▸ **INFORMATION SHOWN**
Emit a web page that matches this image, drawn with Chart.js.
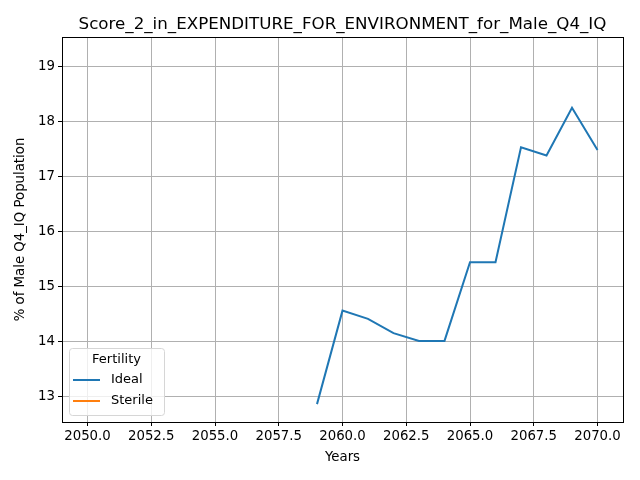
<!DOCTYPE html>
<html>
<head>
<meta charset="utf-8">
<script src="https://cdn.jsdelivr.net/npm/chart.js@4.4.0/dist/chart.umd.min.js"></script>
<style>
  html, body { margin: 0; padding: 0; background: #fff; }
  #wrap { width: 640px; height: 480px; }
</style>
</head>
<body>
<div id="wrap"><canvas id="myChart" width="640" height="480"></canvas></div>
<script>
// chart values
const years = [2059, 2060, 2061, 2062, 2063, 2064, 2065, 2066, 2067, 2068, 2069, 2070];
const ideal = [12.87, 14.57, 14.42, 14.16, 14.02, 14.02, 15.45, 15.45, 17.54, 17.39, 18.26, 17.49];
const sterile = []; // no visible values
const yTicks = [13, 14, 15, 16, 17, 18, 19];
const xTicks = [2050, 2052.5, 2055, 2057.5, 2060, 2062.5, 2065, 2067.5, 2070];

const FONT = 'DejaVu Sans';
Chart.defaults.font.family = FONT;
Chart.defaults.color = '#000';

function toPoints(xs, ys) {
    return ys.map((v, i) => ({ x: xs[i], y: v }));
}

// axes box, title and an in-plot legend, matplotlib style
const mplPlugin = {
    id: 'mplPlugin',
    afterDraw(chart) {
        const ctx = chart.ctx;
        const a = chart.chartArea;
        ctx.save();
        ctx.strokeStyle = '#000';
        ctx.lineWidth = 1;
        ctx.strokeRect(Math.round(a.left) + 0.5, Math.round(a.top) + 0.5,
            Math.round(a.right - a.left), Math.round(a.bottom - a.top));

        // title
        ctx.fillStyle = '#000';
        ctx.font = '16.7px ' + FONT;
        ctx.textAlign = 'center';
        ctx.textBaseline = 'alphabetic';
        ctx.fillText('Score_2_in_EXPENDITURE_FOR_ENVIRONMENT_for_Male_Q4_IQ', (a.left + a.right) / 2, 29);

        // legend
        const bx = a.left + 7, by = a.bottom - 74, bw = 95, bh = 67;
        ctx.beginPath();
        ctx.roundRect(bx + 0.5, by + 0.5, bw, bh, 3);
        ctx.fillStyle = 'rgba(255,255,255,0.8)';
        ctx.fill();
        ctx.strokeStyle = '#d6d6d6';
        ctx.stroke();
        ctx.fillStyle = '#000';
        ctx.font = '13px ' + FONT;
        ctx.textAlign = 'center';
        ctx.textBaseline = 'middle';
        ctx.fillText('Fertility', bx + bw / 2, by + 12);
        ctx.textAlign = 'left';
        chart.data.datasets.forEach((ds, i) => {
            const ly = by + 32 + i * 21;
            ctx.beginPath();
            ctx.moveTo(bx + 4, ly);
            ctx.lineTo(bx + 31, ly);
            ctx.strokeStyle = ds.borderColor;
            ctx.lineWidth = 2;
            ctx.stroke();
            ctx.fillText(ds.label, bx + 42, ly);
        });
        ctx.restore();
    }
};

const ctx = document.getElementById('myChart').getContext('2d');
const chart = new Chart(ctx, {
    type: 'line',
    data: {
        datasets: [{
            label: 'Ideal',
            data: toPoints(years, ideal),
            borderColor: '#1f77b4',
            borderWidth: 2,
            pointRadius: 0,
            fill: false,
            tension: 0
        }, {
            label: 'Sterile',
            data: toPoints(years, sterile),
            borderColor: '#ff7f0e',
            borderWidth: 2,
            pointRadius: 0,
            fill: false
        }]
    },
    options: {
        responsive: false,
        animation: false,
        devicePixelRatio: 1,
        layout: { padding: { left: 0, right: 17, top: 37, bottom: 0 } },
        plugins: {
            legend: { display: false },
            tooltip: { enabled: false }
        },
        scales: {
            x: {
                type: 'linear',
                min: 2049,
                max: 2071,
                afterBuildTicks: (s) => { s.ticks = xTicks.map(v => ({ value: v })); },
                afterFit: (s) => { s.height = 58; },
                ticks: {
                    callback: (v) => v.toFixed(1),
                    maxRotation: 0,
                    autoSkip: false,
                    padding: 3,
                    font: { size: 13.3 }
                },
                grid: { color: '#b0b0b0', lineWidth: 1, tickLength: 4, tickColor: '#000' },
                border: { display: false },
                title: { display: true, text: 'Years', font: { size: 13.3 }, padding: { top: 2, bottom: 14 } }
            },
            y: {
                min: 12.545,
                max: 19.545,
                afterBuildTicks: (s) => { s.ticks = yTicks.map(v => ({ value: v })); },
                afterFit: (s) => { s.width = 62; },
                ticks: {
                    callback: (v) => String(v),
                    padding: 3,
                    font: { size: 13.3 }
                },
                grid: { color: '#b0b0b0', lineWidth: 1, tickLength: 4, tickColor: '#000' },
                border: { display: false },
                title: { display: true, text: '% of Male Q4_IQ Population', font: { size: 13.3 }, padding: { bottom: 0, top: 13 } }
            }
        }
    },
    plugins: [mplPlugin]
});
</script>
</body>
</html>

▸ **WRITTEN EXERCISE**
From the first line of the material down to the line containing "a.right) / 2, 29);", inclusive, return each line exactly, skipping any picture.

▸ **EXERCISE ANSWER**
Emit a web page that matches this image, drawn with Chart.js.
<!DOCTYPE html>
<html>
<head>
<meta charset="utf-8">
<script src="https://cdn.jsdelivr.net/npm/chart.js@4.4.0/dist/chart.umd.min.js"></script>
<style>
  html, body { margin: 0; padding: 0; background: #fff; }
  #wrap { width: 640px; height: 480px; }
</style>
</head>
<body>
<div id="wrap"><canvas id="myChart" width="640" height="480"></canvas></div>
<script>
// chart values
const years = [2059, 2060, 2061, 2062, 2063, 2064, 2065, 2066, 2067, 2068, 2069, 2070];
const ideal = [12.87, 14.57, 14.42, 14.16, 14.02, 14.02, 15.45, 15.45, 17.54, 17.39, 18.26, 17.49];
const sterile = []; // no visible values
const yTicks = [13, 14, 15, 16, 17, 18, 19];
const xTicks = [2050, 2052.5, 2055, 2057.5, 2060, 2062.5, 2065, 2067.5, 2070];

const FONT = 'DejaVu Sans';
Chart.defaults.font.family = FONT;
Chart.defaults.color = '#000';

function toPoints(xs, ys) {
    return ys.map((v, i) => ({ x: xs[i], y: v }));
}

// axes box, title and an in-plot legend, matplotlib style
const mplPlugin = {
    id: 'mplPlugin',
    afterDraw(chart) {
        const ctx = chart.ctx;
        const a = chart.chartArea;
        ctx.save();
        ctx.strokeStyle = '#000';
        ctx.lineWidth = 1;
        ctx.strokeRect(Math.round(a.left) + 0.5, Math.round(a.top) + 0.5,
            Math.round(a.right - a.left), Math.round(a.bottom - a.top));

        // title
        ctx.fillStyle = '#000';
        ctx.font = '16.7px ' + FONT;
        ctx.textAlign = 'center';
        ctx.textBaseline = 'alphabetic';
        ctx.fillText('Score_2_in_EXPENDITURE_FOR_ENVIRONMENT_for_Male_Q4_IQ', (a.left + a.right) / 2, 29);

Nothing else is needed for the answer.